Here’s what to look for:
- It should lie absolutely flat on a surface. No waves, warping, bends, or creases. Flat!
- The surface should be as smooth as glass. Sheets with a gloss finish should have a completely smooth, level surface – no bumps, ridges, or fabric indentations.
- You shouldn’t see any scratches. Not even a little one. No nicks or marred edges either. The standard you should expect for your purchase is “perfect”.
- You shouldn't see pinholes. If you reflect light off the surface of a gloss finish and you see tiny imperfections as if it were poked by a pin, you’re looking at “pinholes”. They’re caused when gas bubbles are trapped during the production process. One of our competitors states on their website that pinholes are a normal part of carbon fiber sheets that have “optimal resin content.” We strongly disagree – you should never see pinholes in a top quality carbon fiber sheet.

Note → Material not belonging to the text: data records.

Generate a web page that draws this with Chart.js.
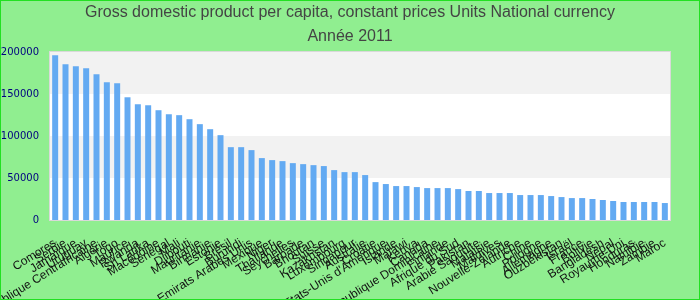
<!DOCTYPE html>
<html>
<head>
<meta charset="utf-8">
<script src="https://cdn.jsdelivr.net/npm/chart.js@4"></script>
<style>
body{margin:0;background:#90ee90;}
</style>
</head>
<body>
<canvas id="chart" width="700" height="300"></canvas>
<script>

const titleLines = ["Gross domestic product per capita, constant prices Units National currency","Année 2011"];

const pays = ["Comores","Serbie","Jamaïque","Uruguay","République Centrafricaine","Algérie","Togo","Maurice","Rwanda","Sri Lanka",
"Macédoine","Sénégal","Mali","Djibouti","Mauritanie","Birmanie","Estonie","Brésil","Burundi","Emirats Arabes Unis",
"Mexique","Niger","Thaïlande","Seychelles","Barbade","Bhoutan","Suisse","Kazakhstan","Luxembourg","Singapour",
"Australie","Croatie","Etats-Unis d'Amérique","Islande","Malawi","Kenya","Canada","République Dominicaine","Finlande","Afrique du Sud",
"Pakistan","Arabie Saoudite","Malaisie","Maldives","Nouvelle-Zélande","Autriche","Chine","Pologne","Allemagne","Ouzbékistan",
"Israël","France","Bolivie","Bangladesh","Népal","Royaume-Uni","Honduras","Namibie","Zambie","Maroc"];

const valeurs = [196000,185300,183000,180600,173500,164000,162800,146100,137800,136600,
130700,125900,124800,120000,114100,108100,101000,86700,86700,83200,
73700,71300,70100,67700,66500,65300,64200,59400,57000,57000,
53500,45100,42800,40400,40400,39200,38000,38000,38000,36800,
34500,34500,32100,32100,32100,29700,29700,29700,28500,27300,
26100,26100,25000,23800,22600,21400,21400,21400,21400,20200];

const yTicks = [0,50000,100000,150000,200000];

/* fond, titre, bandes et cadres */
const decor = {
id:"decor",
beforeDraw(chart){
let ctx = chart.ctx;
let a = chart.chartArea;
let y = chart.scales.y;
ctx.save();
ctx.fillStyle = "#90ee90";
ctx.fillRect(0,0,chart.width,chart.height);
ctx.fillStyle = "#ffffff";
ctx.fillRect(a.left,a.top,a.right-a.left,a.bottom-a.top);
ctx.fillStyle = "#f2f2f2";
for(let i=1;i<yTicks.length;i+=2){
let top = y.getPixelForValue(yTicks[i+1]);
let bot = y.getPixelForValue(yTicks[i]);
ctx.fillRect(a.left,top,a.right-a.left,bot-top);
}
ctx.fillStyle = "#444444";
ctx.font = "16px 'Liberation Sans'";
ctx.textAlign = "center";
ctx.textBaseline = "middle";
titleLines.forEach((t,i)=>{
ctx.fillText(t,chart.width/2,13+i*24);
});
ctx.restore();
},
afterDraw(chart){
let ctx = chart.ctx;
let a = chart.chartArea;
ctx.save();
ctx.strokeStyle = "#d9d9d9";
ctx.lineWidth = 1;
ctx.strokeRect(a.left-0.5,a.top-0.5,a.right-a.left+1,a.bottom-a.top+1);
ctx.strokeStyle = "#22e022";
ctx.strokeRect(0.5,0.5,chart.width-1,chart.height-1);
ctx.restore();
}
};

new Chart(document.getElementById("chart"),{

type:"bar",

data:{
labels:pays,
datasets:[{
data:valeurs,
backgroundColor:"rgb(99,170,242)",
barPercentage:0.58,
categoryPercentage:1
}]
},

options:{
responsive:false,
animation:false,
layout:{padding:{left:0,right:30,top:52,bottom:0}},
plugins:{
legend:{display:false},
tooltip:{enabled:false},
title:{display:false}
},
scales:{
x:{
grid:{display:false},
border:{display:false},
ticks:{
autoSkip:false,
minRotation:32,
maxRotation:32,
padding:8,
color:"#111111",
font:{family:"Liberation Sans",size:12}
},
afterFit(scale){ scale.height = 80; }
},
y:{
min:0,
max:200000,
grid:{display:false,drawTicks:false},
border:{display:false},
ticks:{
stepSize:50000,
padding:11,
color:"#000080",
font:{family:"DejaVu Sans",size:10},
callback:v=>String(v)
},
afterFit(scale){ scale.width = 50; }
}
}
},

plugins:[decor]

});

</script>
</body>
</html>
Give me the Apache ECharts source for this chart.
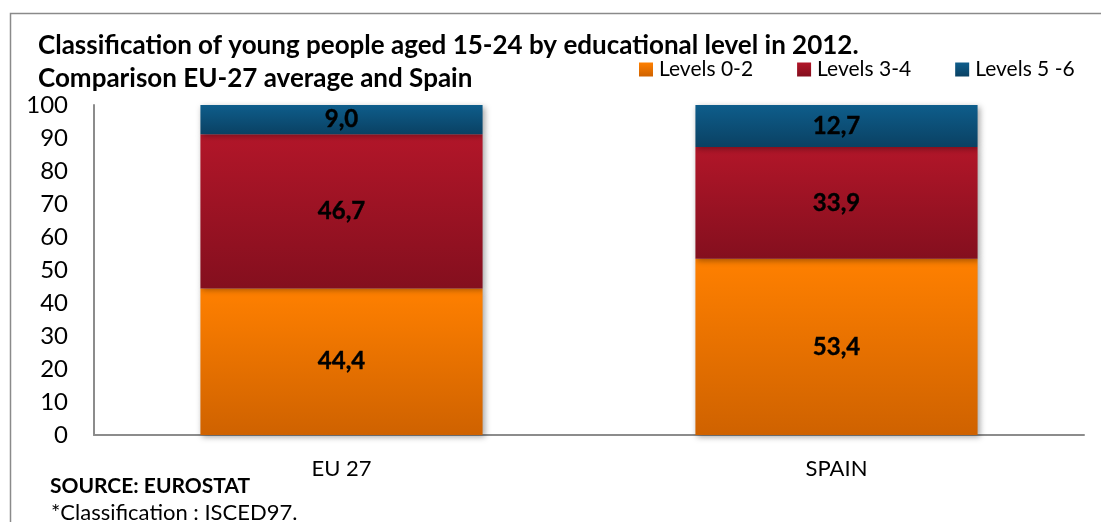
<!DOCTYPE html>
<html>
<head>
<meta charset="utf-8">
<style>
  html, body { margin: 0; padding: 0; background: #ffffff; }
  #chart { width: 1101px; height: 522px; }
</style>
<script src="https://cdn.jsdelivr.net/npm/echarts@6/dist/echarts.min.js"></script>
</head>
<body>
<div id="chart"></div>
<script>
// Categories and shares (%) of young people aged 15-24 per educational level
const categories = ['EU 27', 'SPAIN'];
const levels02 = [44.4, 53.4];
const levels34 = [46.7, 33.9];
const levels56 = [9.0, 12.7];
const seriesNames = ['Levels 0-2', 'Levels 3-4', 'Levels 5 -6'];
const yTicks = [0, 10, 20, 30, 40, 50, 60, 70, 80, 90, 100];

const FONT = 'Lato, "Open Sans", sans-serif';

function grad(top, bottom) {
  return new echarts.graphic.LinearGradient(0, 0, 0, 1, [
    { offset: 0, color: top },
    { offset: 1, color: bottom }
  ]);
}

const palette = [
  { top: '#FF8000', bottom: '#CF6200' },
  { top: '#B21629', bottom: '#840F1E' },
  { top: '#0E5D8B', bottom: '#0A4163' }
];

function fmt(v) { return v.toFixed(1).replace('.', ','); }

function barSeries(name, data, colors) {
  return {
    name: name,
    type: 'bar',
    stack: 'total',
    barWidth: '57%',
    data: data,
    itemStyle: {
      color: grad(colors.top, colors.bottom),
      shadowColor: 'rgba(0,0,0,0.35)',
      shadowBlur: 6,
      shadowOffsetX: 2,
      shadowOffsetY: 2
    },
    label: {
      show: true,
      position: 'inside',
      formatter: p => fmt(p.value),
      color: '#000000',
      fontFamily: FONT,
      fontWeight: 'bold',
      fontSize: 24,
      textBorderColor: '#000000',
      textBorderWidth: 0.4
    },
    emphasis: { disabled: true }
  };
}

const chart = echarts.init(document.getElementById('chart'), null, { renderer: 'canvas' });

chart.setOption({
  animation: false,
  backgroundColor: '#ffffff',
  title: {
    text: 'Classification of young people aged 15-24 by educational level in 2012.\nComparison EU-27 average and Spain',
    left: 33,
    top: 24,
    textStyle: {
      fontFamily: FONT,
      fontWeight: 'bold',
      fontSize: 26,
      lineHeight: 33,
      color: '#000000'
    }
  },
  legend: {
    data: seriesNames,
    left: 634,
    top: 54,
    itemWidth: 14,
    itemHeight: 14,
    itemGap: 44,
    icon: 'rect',
    textStyle: { fontFamily: FONT, fontSize: 21, color: '#000000', padding: [0, 0, 0, 1] }
  },
  grid: { left: 94, right: 17, top: 105, bottom: 87, containLabel: false },
  xAxis: {
    type: 'category',
    data: categories,
    axisLine: { lineStyle: { color: '#8c8c8c', width: 2 } },
    axisTick: { show: false },
    axisLabel: { fontFamily: FONT, fontSize: 22, color: '#000000', margin: 23 }
  },
  yAxis: {
    type: 'value',
    min: yTicks[0],
    max: yTicks[yTicks.length - 1],
    interval: 10,
    axisLine: { show: true, lineStyle: { color: '#8c8c8c', width: 2 } },
    axisTick: { show: false },
    splitLine: { show: false },
    axisLabel: { fontFamily: FONT, fontSize: 24, color: '#000000', margin: 26 }
  },
  graphic: [
    {
      type: 'rect',
      shape: { x: 10.5, y: 13.5, width: 1200, height: 600 },
      style: { fill: 'none', stroke: '#8a8a8a', lineWidth: 1.5 },
      silent: true
    },
    {
      type: 'text',
      left: 50,
      top: 476,
      style: { text: 'SOURCE: EUROSTAT', fontFamily: FONT, fontWeight: 'bold', fontSize: 21, fill: '#000000' }
    },
    {
      type: 'text',
      left: 51,
      top: 502,
      style: { text: '*Classification : ISCED97.', fontFamily: FONT, fontSize: 22, fill: '#000000' }
    }
  ],
  series: [
    barSeries(seriesNames[0], levels02, palette[0]),
    barSeries(seriesNames[1], levels34, palette[1]),
    barSeries(seriesNames[2], levels56, palette[2])
  ]
});
</script>
</body>
</html>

- The backside of the sheet should be slightly textured and flat. There should be no rough spots or clumps from excess resin. These will create visible irregularities when adhering the sheet to another surface.
- The dimensions should be correct. Cutting tolerances should be no more than ± .125 inch. In other words, your sheet should be within 1/8” of stated dimensions.
If you order a carbon fiber sheet online and it has any of the problems above, consider returning it to the company. By doing so, you hold manufacturers to a higher standard and you’ll get the high quality carbon fiber sheet you’ve paid for!